Wednesday, September 27, 2006

The DUaB Guide to...golfing

Bugger


Time for another longwinded bout of pontification about something inane - or as I call it, a DUaB Guide. After coming together as a continent to thoroughly smash the Americans in the Ryder Cup - what better time for the DUaB Guide to golfing!


- If you're standing near someone playing a shot, and you hear the sudden clunk of ball against tree, don't turn towards it unless you've got very good reactions.

- Make as many lewd comments regarding golf as possible - nobody ever gets bored of hearing them. Refer to 'cleaning balls', 'sinking a long one', 'slicing one into the pond'.

- When playing in snake/spider/crocodile/dingo/shark/koala infested countryside, don't look for your ball for too long if it sails into the thick rough - especially if you are a) wearing shorts, and b) a hapless English tourist.

- If your playing partner puts his ball on the tee and it falls off, say "That counts as one" while reaching for the scorecard. This also never gets boring.

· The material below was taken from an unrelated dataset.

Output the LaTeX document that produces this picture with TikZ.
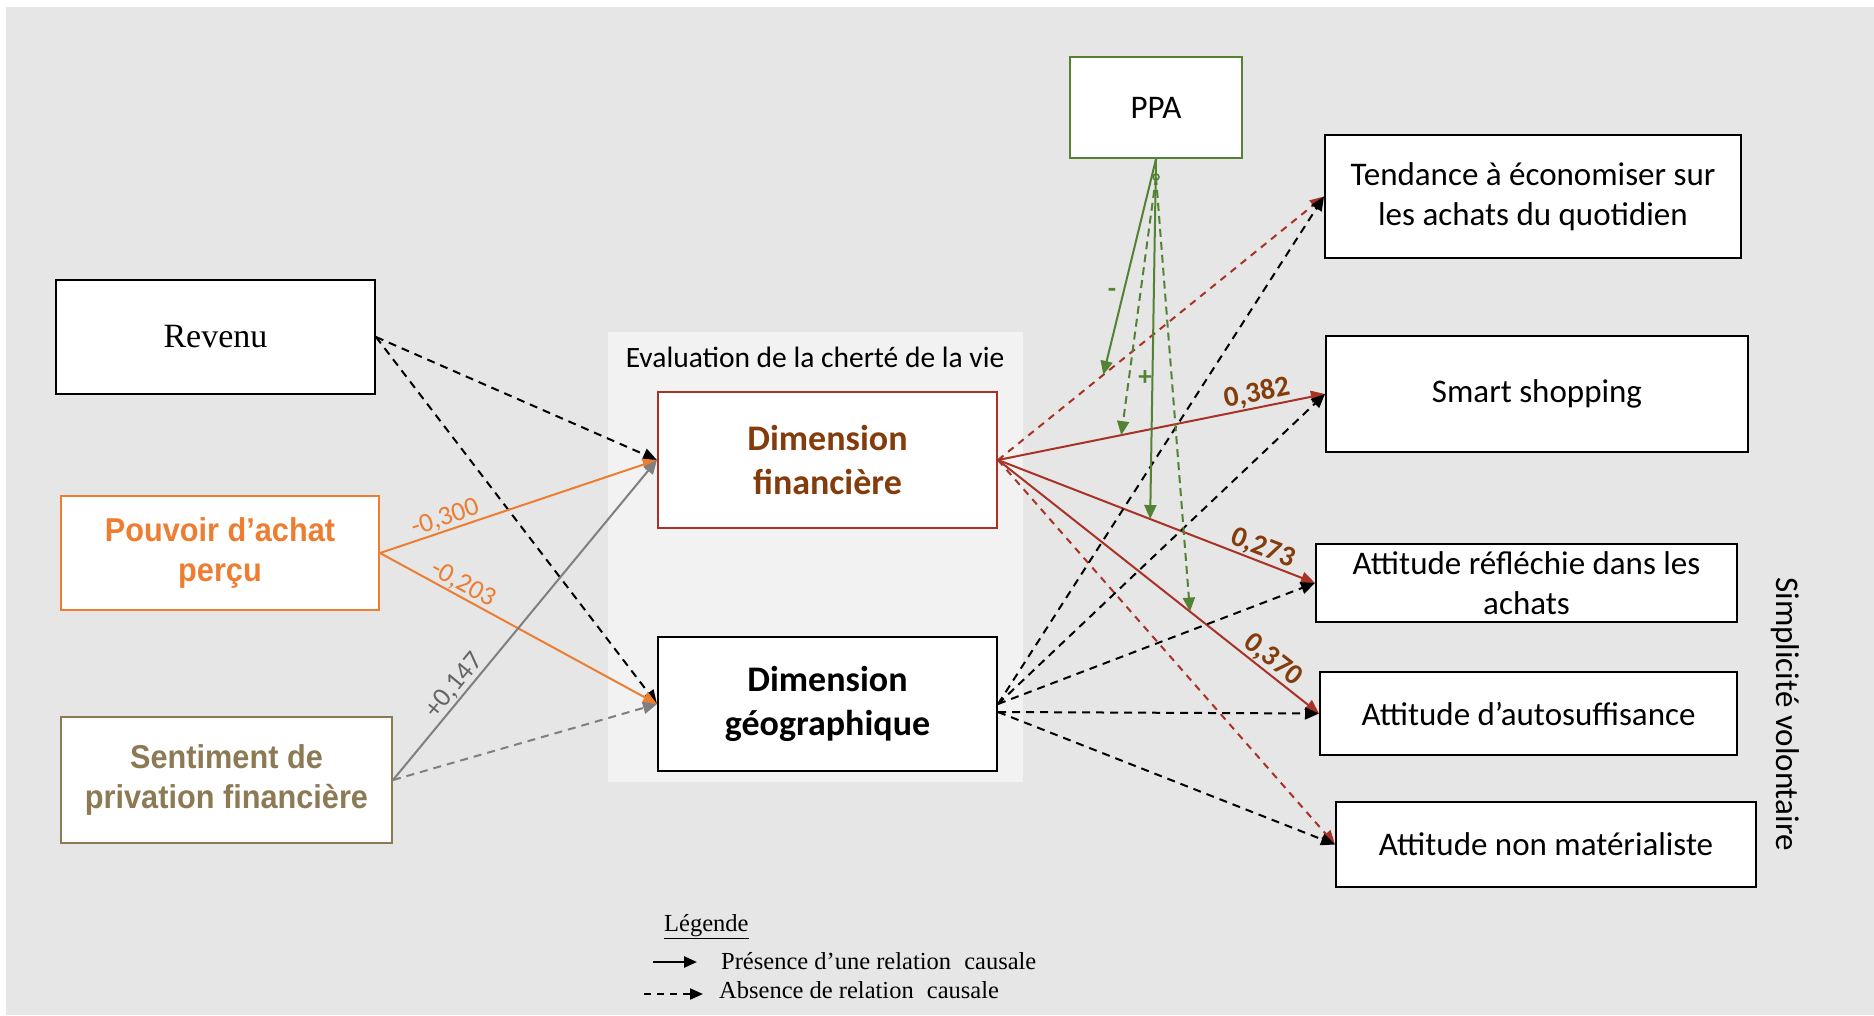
\documentclass[tikz,border=0pt]{standalone}
\usepackage{fontspec}
\setmainfont{Carlito}
\newfontfamily\timesf{Liberation Serif}
\newfontfamily\narrowf[FakeStretch=0.93]{Liberation Sans}
\usetikzlibrary{arrows.meta}
\definecolor{bggrey}{RGB}{230,230,230}
\definecolor{panelgrey}{RGB}{242,242,242}
\definecolor{orangec}{RGB}{237,125,49}
\definecolor{redc}{RGB}{168,50,38}
\definecolor{brownc}{RGB}{132,60,12}
\definecolor{greenc}{RGB}{84,130,53}
\definecolor{greyc}{RGB}{127,127,127}
\definecolor{greytxt}{RGB}{100,100,100}
\definecolor{sentc}{RGB}{139,122,84}
\begin{document}
\begin{tikzpicture}[x=1pt,y=-1pt,
  box/.style={draw, fill=white, line width=2pt, inner sep=0pt, align=center,
    font=\fontsize{33}{40}\selectfont},
  conn/.style={-{Triangle[length=14pt,width=12pt]}, line width=2pt},
  dsh/.style={dash pattern=on 8pt off 6pt},
  lbl/.style={inner sep=1pt, font=\fontsize{27}{30}\selectfont},
  blbl/.style={inner sep=1pt, font=\fontsize{29}{32}\selectfont\bfseries, text=brownc},
  legtxt/.style={anchor=west, inner sep=0pt, font=\timesf\fontsize{24.5}{28}\selectfont}]
\useasboundingbox (0,0) rectangle (1874,1015);
\fill[white] (0,0) rectangle (1874,1015);
\fill[bggrey] (6,7) rectangle (1874,1015);
\fill[panelgrey] (608,332) rectangle (1023,782);
\node[inner sep=0pt, font=\fontsize{29.5}{34}\selectfont] (title) at (815,357) {Evaluation de la cherté de la vie};

% left boxes
\node[box, minimum width=319pt, minimum height=114pt, font=\timesf\fontsize{34}{40}\selectfont] (Rev) at (215.5,337) {Revenu};
\node[box, draw=orangec, text=orangec, minimum width=318pt, minimum height=114pt, font=\narrowf\bfseries\fontsize{33}{40}\selectfont] (Pou) at (220,553) {Pouvoir d’achat\\perçu};
\node[box, draw=sentc, text=sentc, minimum width=331pt, minimum height=126pt, font=\narrowf\bfseries\fontsize{33}{40}\selectfont] (Sen) at (226.5,780) {Sentiment de\\privation financière};

% middle
\node[box, draw=redc, text=brownc, minimum width=339pt, minimum height=136pt, font=\fontsize{36}{44}\selectfont\bfseries] (Df) at (827.5,460) {Dimension\\financière};
\node[box, minimum width=339pt, minimum height=134pt, font=\fontsize{36}{44}\selectfont\bfseries] (Dg) at (827.5,704) {Dimension\\géographique};

% PPA
\node[box, draw=greenc, minimum width=172pt, minimum height=101pt] (PPA) at (1156,107.5) {PPA};

% right boxes
\node[box, minimum width=416pt, minimum height=123pt] (Ten) at (1533,196.5) {Tendance à économiser sur\\les achats du quotidien};
\node[box, minimum width=422pt, minimum height=116pt] (Sma) at (1537,394) {Smart shopping};
\node[box, minimum width=421pt, minimum height=78pt] (Ref) at (1526.5,583) {Attitude réfléchie dans les\\achats};
\node[box, minimum width=417pt, minimum height=83pt] (Aut) at (1528.5,713.5) {Attitude d’autosuffisance};
\node[box, minimum width=420pt, minimum height=85pt] (Nma) at (1546,844.5) {Attitude non matérialiste};
\node[rotate=-90, inner sep=0pt, font=\fontsize{33}{40}\selectfont] (SV) at (1785,714) {Simplicité volontaire};

% left connectors
\draw[conn, dsh] (Rev.east) -- (Df.west);
\draw[conn, dsh] (Rev.east) -- (Dg.west);
\draw[conn, orangec] (Pou.east) -- node[lbl, sloped, above, pos=0.25, text=orangec] {-0,300} (Df.west);
\draw[conn, orangec] (Pou.east) -- node[lbl, sloped, above, pos=0.28, text=orangec] {-0,203} (Dg.west);
\draw[conn, greyc] (Sen.east) -- node[lbl, sloped, above, pos=0.27, text=greytxt] {+0,147} (Df.west);
\draw[conn, greyc, dsh] (Sen.east) -- (Dg.west);

% right connectors from Df
\draw[conn, redc, dash pattern=on 7pt off 6pt] (Df.east) -- coordinate[pos=0.323] (m1) (Ten.west);
\draw[conn, redc] (Df.east) -- coordinate[pos=0.377] (m2) node[blbl, sloped, above, pos=0.8] {0,382} (Sma.west);
\draw[conn, redc] (Df.east) -- coordinate[pos=0.48] (m3) node[blbl, sloped, above, pos=0.82] {0,273} (Ref.west);
\draw[conn, redc] (Df.east) -- coordinate[pos=0.598] (m4) node[blbl, sloped, above, pos=0.83] {0,370} (Aut.west);
\draw[conn, redc, dash pattern=on 7pt off 6pt] (Df.east) -- (Nma.west);

% right connectors from Dg
\coordinate (dge2) at ([yshift=-8pt]Dg.east);
\draw[conn, dsh] (Dg.east) -- (Ten.west);
\draw[conn, dsh] (Dg.east) -- (Sma.west);
\draw[conn, dsh] (Dg.east) -- (Ref.west);
\draw[conn, dsh] (dge2) -- (Aut.west);
\draw[conn, dsh] (dge2) -- (Nma.west);

% PPA moderation
\coordinate (g0) at ([yshift=-18pt]PPA.south);
\draw[greenc, line width=1.5pt] (g0) circle (3pt);
\draw[conn, greenc] (PPA.south) -- (m1);
\draw[conn, greenc, dash pattern=on 8pt off 5pt] (g0) -- (m2);
\draw[conn, greenc] (PPA.south) -- (m3);
\draw[conn, greenc, dash pattern=on 8pt off 5pt] (g0) -- (m4);
\node[lbl, text=greenc, font=\fontsize{27}{30}\selectfont\bfseries] (gm) at (1112,293) {-};
\node[lbl, text=greenc, font=\fontsize{27}{30}\selectfont\bfseries] (gp) at (1145,378) {+};

% legend
\node[legtxt] (leg) at (664,927) {\underline{Légende}};
\coordinate (l1a) at (653,962);
\coordinate (l1b) at (697,962);
\coordinate (l2a) at (644,994);
\coordinate (l2b) at (703,994);
\draw[-{Triangle[length=13pt,width=11pt]}, line width=2.5pt] (l1a) -- (l1b);
\draw[-{Triangle[length=13pt,width=11pt]}, line width=2pt, dash pattern=on 7pt off 6pt] (l2a) -- (l2b);
\node[legtxt] (leg1) at (721,961) {Présence d’une relation\hspace{7pt} causale};
\node[legtxt] (leg2) at (719,990) {Absence de relation\hspace{7pt} causale};
\end{tikzpicture}
\end{document}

- The signs always say 'Please replace your divots', but never specify with what. Custard, glue, urine - it's your chance to be creative.

- Golfing is an excuse to get away with wearing outfits that normally would cause people to throw things at you in the street. Like this plus fours/cowboy hat combo sported by former US President Warren G Harding. Golf Digest magazine has a dedicated 'Mr Style' on hand to answer pressing questions about golfwear - his advice? "Don't over-think it. If you're standing in front of the mirror for more than 10 seconds, you need to go [and] change." However, for us more sartorial hackers, there's 18Golf, golf gear for the 'Golf Punk Generation'.

- If driving a golf buggy, don't get in and press the pedal flat before you turn the steering wheel - as your playing partner might have left the wheel turned hard left, causing you to suddenly shoot off to one side and almost roll over. Eh, Paul?